As temperatures warm, spring is arriving earlier and plants are responding to new signals. The timing of when they put out leaves and flowers — known as their spring phenology — is shifting earlier, according to research published in August by Appalachian Mountain Club scientists.
Plants started growing leaves and flowers three to six days earlier per degree Celsius of warming, the researchers found. In the northern part of the trail — including parts of New Hampshire, Vermont, Massachusetts and Maine — understory plants were affected by early springs more than trees were.
“You can think of the timing of these events, this phenology, as sort of like a bioindicator for change. It's like taking a pulse of climate change,” said Jordon Tourville, a terrestrial ecologist for the Appalachian Mountain Club.
For the northern part of the Appalachian Trail, understory plants are gaining more time to soak up the sun before tree canopies close over and shade them in. That could be a benefit for plants, which need that time to photosynthesize and grow.
But, Tourville said, there could be downsides. If plants flower earlier, they may miss their pollinator partners. And they could be more vulnerable to frost events, which are still a risk in spring.

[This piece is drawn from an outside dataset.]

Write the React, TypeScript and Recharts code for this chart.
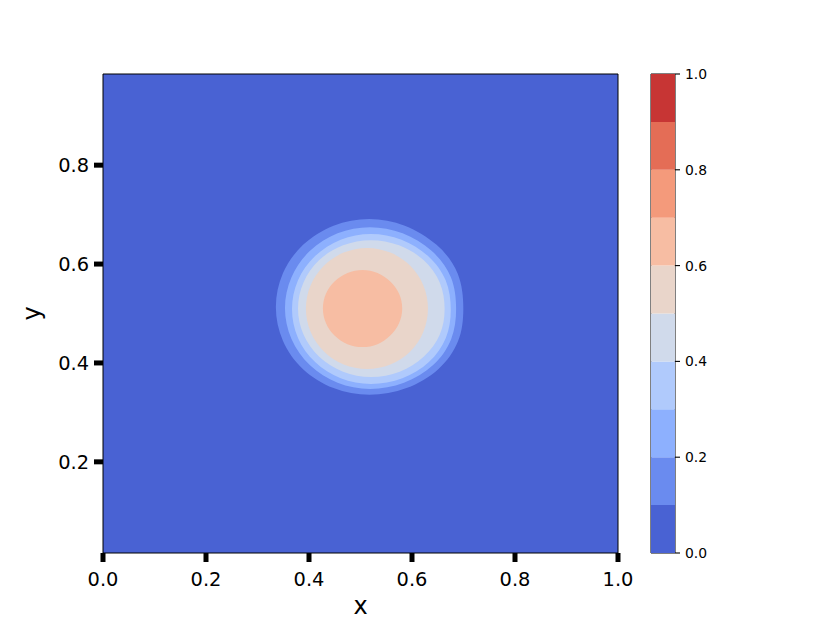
import { ScatterChart, Scatter, XAxis, YAxis, CartesianGrid, ReferenceArea, BarChart, Bar } from "recharts";

const FONT = "'DejaVu Sans', sans-serif";

// contour levels and the coolwarm colour of each band between them
const levels = [0, 0.1, 0.2, 0.3, 0.4, 0.5, 0.6, 0.7, 0.8, 0.9, 1.0];
const bandColors = [
  "#4962d3", "#6a8bef", "#8db0fe", "#b0cafc", "#d0daeb",
  "#e9d5ca", "#f7bda3", "#f49a7b", "#e46d56", "#c73534",
];

const xTicks = [0, 0.2, 0.4, 0.6, 0.8, 1.0];
const yTicks = [0.2, 0.4, 0.6, 0.8];
const cbTicks = [0, 0.2, 0.4, 0.6, 0.8, 1.0];
const yMin = 0.015625;
const yMax = 0.984375;

// closed contour outlines as [x, y]
const contour01: [number, number][] = [
  [0.702, 0.509], [0.695, 0.583], [0.651, 0.642], [0.587, 0.682],
  [0.517, 0.696], [0.446, 0.682], [0.385, 0.642], [0.345, 0.583],
  [0.331, 0.513], [0.345, 0.443], [0.385, 0.384], [0.446, 0.345],
  [0.517, 0.331], [0.591, 0.345], [0.655, 0.384], [0.695, 0.443],
];
const contour02: [number, number][] = [
  [0.688, 0.509], [0.681, 0.575], [0.641, 0.630], [0.583, 0.666],
  [0.518, 0.679], [0.454, 0.666], [0.399, 0.630], [0.362, 0.575],
  [0.349, 0.511], [0.362, 0.447], [0.399, 0.392], [0.454, 0.356],
  [0.518, 0.343], [0.586, 0.356], [0.644, 0.392], [0.681, 0.447],
];
const contour03: [number, number][] = [
  [0.678, 0.507], [0.670, 0.569], [0.634, 0.619], [0.581, 0.653],
  [0.520, 0.665], [0.460, 0.653], [0.409, 0.619], [0.375, 0.569],
  [0.363, 0.509], [0.375, 0.449], [0.409, 0.399], [0.460, 0.365],
  [0.520, 0.354], [0.583, 0.365], [0.636, 0.399], [0.670, 0.449],
];
const contour04: [number, number][] = [
  [0.666, 0.509], [0.658, 0.564], [0.625, 0.611], [0.576, 0.641],
  [0.520, 0.652], [0.465, 0.641], [0.417, 0.611], [0.386, 0.564],
  [0.375, 0.510], [0.386, 0.456], [0.417, 0.410], [0.465, 0.379],
  [0.520, 0.368], [0.578, 0.379], [0.625, 0.410], [0.658, 0.456],
];
const contour05: [number, number][] = [
  [0.634, 0.510], [0.625, 0.558], [0.599, 0.599], [0.559, 0.626],
  [0.513, 0.636], [0.466, 0.626], [0.427, 0.599], [0.400, 0.558],
  [0.391, 0.510], [0.400, 0.462], [0.427, 0.421], [0.466, 0.394],
  [0.513, 0.385], [0.559, 0.394], [0.599, 0.421], [0.625, 0.462],
];
const contour06: [number, number][] = [
  [0.583, 0.510], [0.577, 0.541], [0.559, 0.566], [0.534, 0.584],
  [0.504, 0.590], [0.474, 0.584], [0.448, 0.566], [0.431, 0.541],
  [0.425, 0.510], [0.431, 0.480], [0.448, 0.454], [0.474, 0.436],
  [0.504, 0.430], [0.534, 0.436], [0.559, 0.454], [0.577, 0.480],
];

const contours = [contour01, contour02, contour03, contour04, contour05, contour06];

// one stacked column per colour band for the colorbar
const cbRow: Record<string, number | string> = { name: "cb" };
bandColors.forEach((_, i) => {
  cbRow[`b${i}`] = levels[i + 1] - levels[i];
});

const fmt = (v: number) => v.toFixed(1);

export default function App() {
  return (
    <div style={{ position: "absolute", left: 0, top: 0, width: 830, height: 623, background: "#fff" }}>
      <div style={{ position: "absolute", left: 0, top: 0 }}>
        <ScatterChart width={830} height={623} margin={{ top: 74, right: 212, bottom: 30, left: 43 }}>
          <CartesianGrid horizontal={false} vertical={false} fill={bandColors[0]} stroke="none" />
          <XAxis
            type="number"
            dataKey="x"
            domain={[0, 1]}
            ticks={xTicks}
            interval={0}
            allowDataOverflow
            tickFormatter={fmt}
            height={40}
            tickSize={9}
            tickMargin={10}
            axisLine={false}
            tickLine={{ stroke: "#000", strokeWidth: 5 }}
            tick={{ fill: "#000", fontSize: 19.4, fontFamily: FONT }}
            label={{ value: "x", position: "bottom", offset: 4, fill: "#000", fontSize: 24, fontFamily: FONT }}
          />
          <YAxis
            type="number"
            dataKey="y"
            domain={[yMin, yMax]}
            ticks={yTicks}
            interval={0}
            allowDataOverflow
            tickFormatter={fmt}
            width={60}
            tickSize={9}
            tickMargin={5}
            axisLine={false}
            tickLine={{ stroke: "#000", strokeWidth: 5 }}
            tick={{ fill: "#000", fontSize: 19.4, fontFamily: FONT }}
            label={{ value: "y", angle: -90, position: "insideLeft", offset: -12, textAnchor: "middle", fill: "#000", fontSize: 24, fontFamily: FONT }}
          />
          {contours.map((pts, i) => (
            <Scatter
              key={i}
              data={pts.map(([x, y]) => ({ x, y }))}
              fill={bandColors[i + 1]}
              line={{ fill: bandColors[i + 1], stroke: "none" }}
              lineJointType="basisClosed"
              shape={() => <g />}
              isAnimationActive={false}
            />
          ))}
          <ReferenceArea x1={0} x2={1} y1={yMin} y2={yMax} fill="none" stroke="#000" strokeWidth={1} />
        </ScatterChart>
      </div>
      <div style={{ position: "absolute", left: 640, top: 0 }}>
        <BarChart width={120} height={623} data={[cbRow]} margin={{ top: 74, right: 40, bottom: 70, left: 11 }} barCategoryGap={0}>
          <XAxis dataKey="name" hide />
          <YAxis
            orientation="right"
            type="number"
            domain={[0, 1]}
            ticks={cbTicks}
            interval={0}
            allowDataOverflow
            tickFormatter={fmt}
            width={45}
            tickSize={5}
            tickMargin={5}
            axisLine={false}
            tickLine={{ stroke: "#000", strokeWidth: 1.1 }}
            tick={{ fill: "#000", fontSize: 13.9, fontFamily: FONT }}
          />
          {bandColors.map((c, i) => (
            <Bar key={i} dataKey={`b${i}`} stackId="cb" fill={c} isAnimationActive={false} />
          ))}
          <ReferenceArea y1={0} y2={1} fill="none" stroke="#000" strokeWidth={1} />
        </BarChart>
      </div>
    </div>
  );
}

“It would only take one really cold night after a plant has flowered and leafed out for those flowers to be knocked off,” he said. “All that reproductive effort is wasted.”
The northeastern part of the country the Appalachian Trail slices through is warming faster than other parts of the U.S.
Tourville said Forest Service officials could use the research on spring changes to better manage the land through warming seasons. They could support pollinators, help reduce the stress that plants experience, even collect seeds and grow plants in greenhouses that could be at risk of disappearing.
For now, Tourville says, he wants people to be aware that plants on these trails are experiencing big changes, and monitoring their life cycles can help.
“It’s important that we monitor phenology because that’s the indicator of change,” he said. “We identify those species and areas that are responding the most to climate change. Then we can try to address the stressors to those species that would cause them to maybe start to blink out in certain locations.”
Hikers, he said, can help, as long as they can take pictures of the plants they see.
“The more awareness we have, the more people have iNaturalist downloaded and are subscribed to our projects — the amount of data just balloons out and we're covering areas that we never were able to before,” he said.